Gap, Adidas, and Giorgio Armani are some of the renowned fashion brands that manufacture their designs in Cambodia. As of 2014, Cambodia was the sixth fastest growing economy in the world and its textile production held a 1.2% share of the global market by volume in 2008. It is no coincidence that whenever Cambodia is mentioned, almost instantaneously, it is linked to a soaring apparel production sustained by a large number of factories as well as workforce in number only comparable to some of the world’s largest textiles producers such as Thailand or Vietnam. Is Cambodia ready to face this steep growth?
Accounting for 16% of the country’s GDP in 2012, garment sector certainly plays an important role in the Cambodian economy. It provided employment to 8.2% of the country’s population in 2014, while textile export accounted for 80% of Cambodia’s total exports in 2013. Moreover, Cambodia’s government has recently increased its focus on industry development with stress on garments. The country has not only set a long term Industrial Development Policy to spur its textile sector growth but it also has implemented initiatives seeking to organize the apparel production and become an even more appealing destination for international buyers as well as investors.
In 2009, as a long term strategy, the country became part of the Association of South East Asian Nations community (ASEAN), a regional economic and political organization associating 10 member states. This allowed Cambodia to take advantage of several FTAs previously signed by ASEAN with developed countries, and benefit from many other betterments offered by this international community. After years of political stress and economic instability of the Cambodian’s economy, ASEAN membership helped Cambodia register a manifold increase in trade in the last five years, with stabilized inflation rate at about 4%, and an expected GDP CAGR of around 8-9% during 2015-2018.
Since declared a Least Developed Country (LDC) in 1991, Cambodia has been benefitting from quota-free and duty-free export to EU countries without having to comply with the rule of origin, a rule establishing that all manufactured goods must originate from the country of export. Fabrics may come from, i.e. China, but it is Cambodia that manufactures and exports all of the clothing and footwear to places such as UK (which accounted for 7.8% of total garment exports from Cambodia in 2013) or Germany (accounted for 6.7% of total garment exports in the same year). For a country as heavily dependent on raw material (57.2% of total imported garment raw material came from China in 2013) as Cambodia, this scheme is greatly favorable, allowing the country to export US$554 million worth of textiles and footwear during the Q1 2015 to the EU alone.
For the past two decades, the country has been relying on FDIs with a strong focus on garment industry investment.
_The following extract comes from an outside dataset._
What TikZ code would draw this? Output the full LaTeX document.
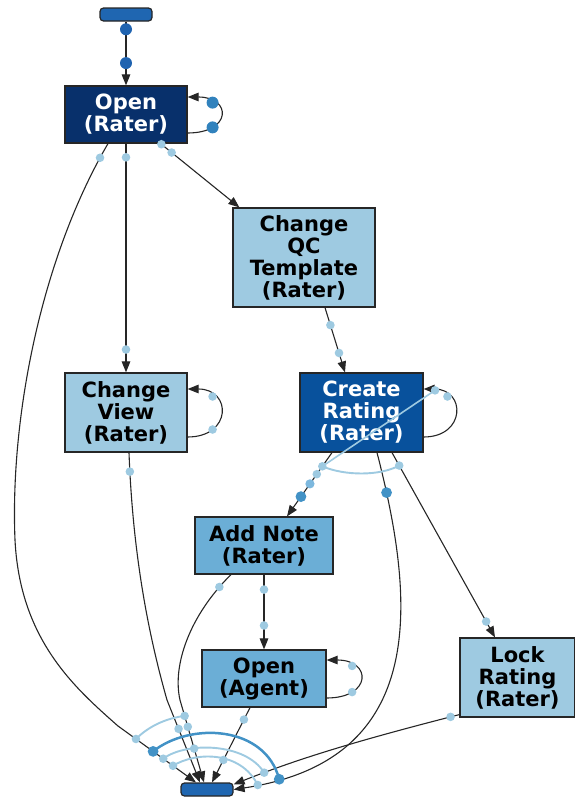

Cambodia became an attractive investment destination in 1996, after receiving the status of Most Favored Nation (MFN) by the USA and launching an open trade administration with permissive investments and incentives for foreign investors. Due to open trade policies such as no price controls on products or services, free remittance of foreign currencies abroad, and full import duty exemption, favoring mostly foreign capital, Cambodia tripled its FDI in the last decade with a record of US$4.6 billion of cumulative approved FDI. As of 2014, about 28% of that FDI, or US$1.28 billion, focused on the garment and footwear sector production through foundation of new factories and implementation of high-tech manufacturing equipment rather than depending on low cost and low skilled labor as means of retaining international competitiveness.
Despite an increase in total export volumes buoyed primarily by textile and footwear export over the past several years, Cambodia’s government is yet to address internal problems that may obstruct both the country’s economy as well as apparel sector’s growth in the coming years.
During the last decade, Cambodia has strategically positioned itself as an attractive FDI destination for clothing and footwear companies to make their designs or to open new low-cost production facilities. However, since 2014, Cambodia’s internal conflict with garment sector workers has affected the country’s image causing a decline in purchase orders for the first time in a decade. The conflict has also negatively impacted foreign investors who are losing confidence in the country’s management of the apparel sector, and subsequently, Cambodia is registering a decline in FDI inflow, which it greatly relies on to aid its apparel industry development. Further, considering Cambodia’s textile industry is highly dependent on imported raw material and electricity, the apparel production cost is susceptible to possible increase in prices of imported fabric and unforeseen changes in electricity rates.
As a result, it does seem Cambodia is still unprepared to handle a possible steep growth of its textile industry. Although there have been several industrial development policies implemented to better organize the industrial setup, Cambodia is yet to build strong manufacturing industries to supply for its own apparel industry needs. Further, the ongoing lack of a fully-working power grid that feeds textile factories puts Cambodia in a weak position vis-à-vis its garment-oriented competitors. Therefore, in order to become a truly large player in the global apparel industry playground, Cambodia has to focus its efforts on developing self-sustainability and overcoming its ingrained internal conflicts.